本当のディスカッション?

into-the-sky2007-12-08

 ディスカッションの場がない、という意見は、どの企業や組織でも聞かれる言葉でしょうか。そのような認識を持つ所以には、比較相対的な要素があるのだと思うのですが、それでは、他の組織の内情をどれほど知っているのか、というと少々疑問に感じるわけです。どのようにして、他の組織のディスカッションの様な場面を見たり知ったりすることになるのか、というと、やはりテレビの影響が大きいのかな、と推測されますね。ディスカッションをやる側は、テレビの取材が入るから、という意識が働いているのですから、つまり完全なるテレビ用。真の意見など、そのような場面には出てこないだろうと想像できます。僕は、実際に取材の現場にも、取材側の立場として居たことがあって、本意のドキュメンタリとは違う、ということを認識しましたね(他人事)。まあ、そりゃそうなるし、そうせざるを得ないだろうな、とね。
 意見どうしのぶつかり合いとか切磋琢磨っていうと、“プロジェクト・・・”が連想されるのだけれど、それも、つまりはそのようなケースを探して企画と取材をしているのですから、ディスカッションの象徴として際立つものではないでしょう。
 と、考えると、一般的に容易に想像するような、大勢が積極的にポジティブな意見を言い合うディスカッションは、どの程度あるのか、ということも疑問ですね。本当に、あの素晴らしいディスカッションが可能なのかと。
 必要であれば、2人でも数人でも、常にそれは行われている、これ、当たり前なのです。大きなタイトルを掲げるまでもないのでしょう。だって、部署や業務内容が違ったら、大げさに言えば定義や価値観、考える材料に対する観察眼も異なるわけですから、大勢でとは、土台からして無理な話でありましょう。むしろ、そんなに頻繁に大きなタイトルで議論をしなくてはいけない組織というのは、危険というか既に存在として終わっていて、最後の足掻きのような気も・・・。
 
 他の意見、他のスタッフの思惑というものは、想像し推測しながら仕事は進めるものでしょう。これ、至極当然です。ただ、時としてそれが間違っている場合もあるし、何らかの要因で従来とは違うスタンスになることもあるから、何らかのタイミングで正す必要があるのです。ただそれは、議論とか正負とかそういうことではなくて、認識し合うとか確認し合う、という動作に近いですね。

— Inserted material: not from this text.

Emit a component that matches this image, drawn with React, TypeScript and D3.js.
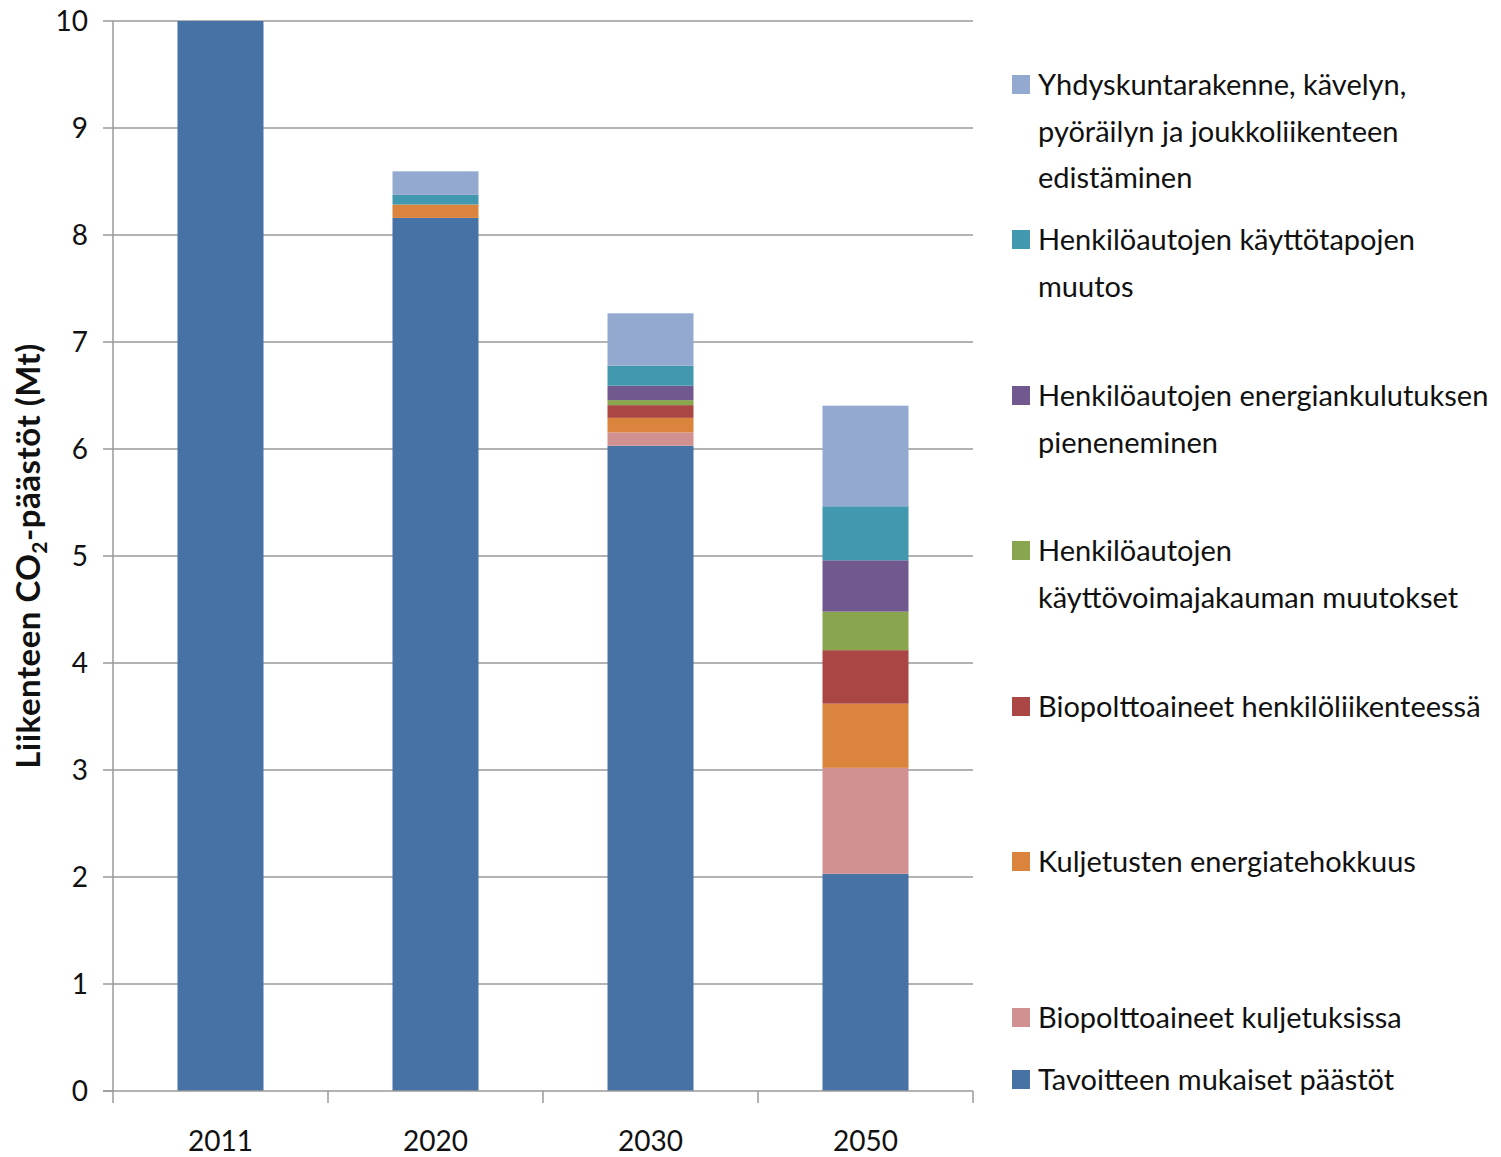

 さらに、ありていに言えば、議論の根本には、今を変えるという意識があってしかるべきで、現状の説明に終始したり、愚痴の発表の場であるべきではない筈。けれども、しかし、残念ながら、「議論がない、そのような場がない」と騒いでいる人の中に、「自分の愚痴を言える場がない」という嘆きが根底にある、と散見されることもあって、それはいかがなものか、と思うのです。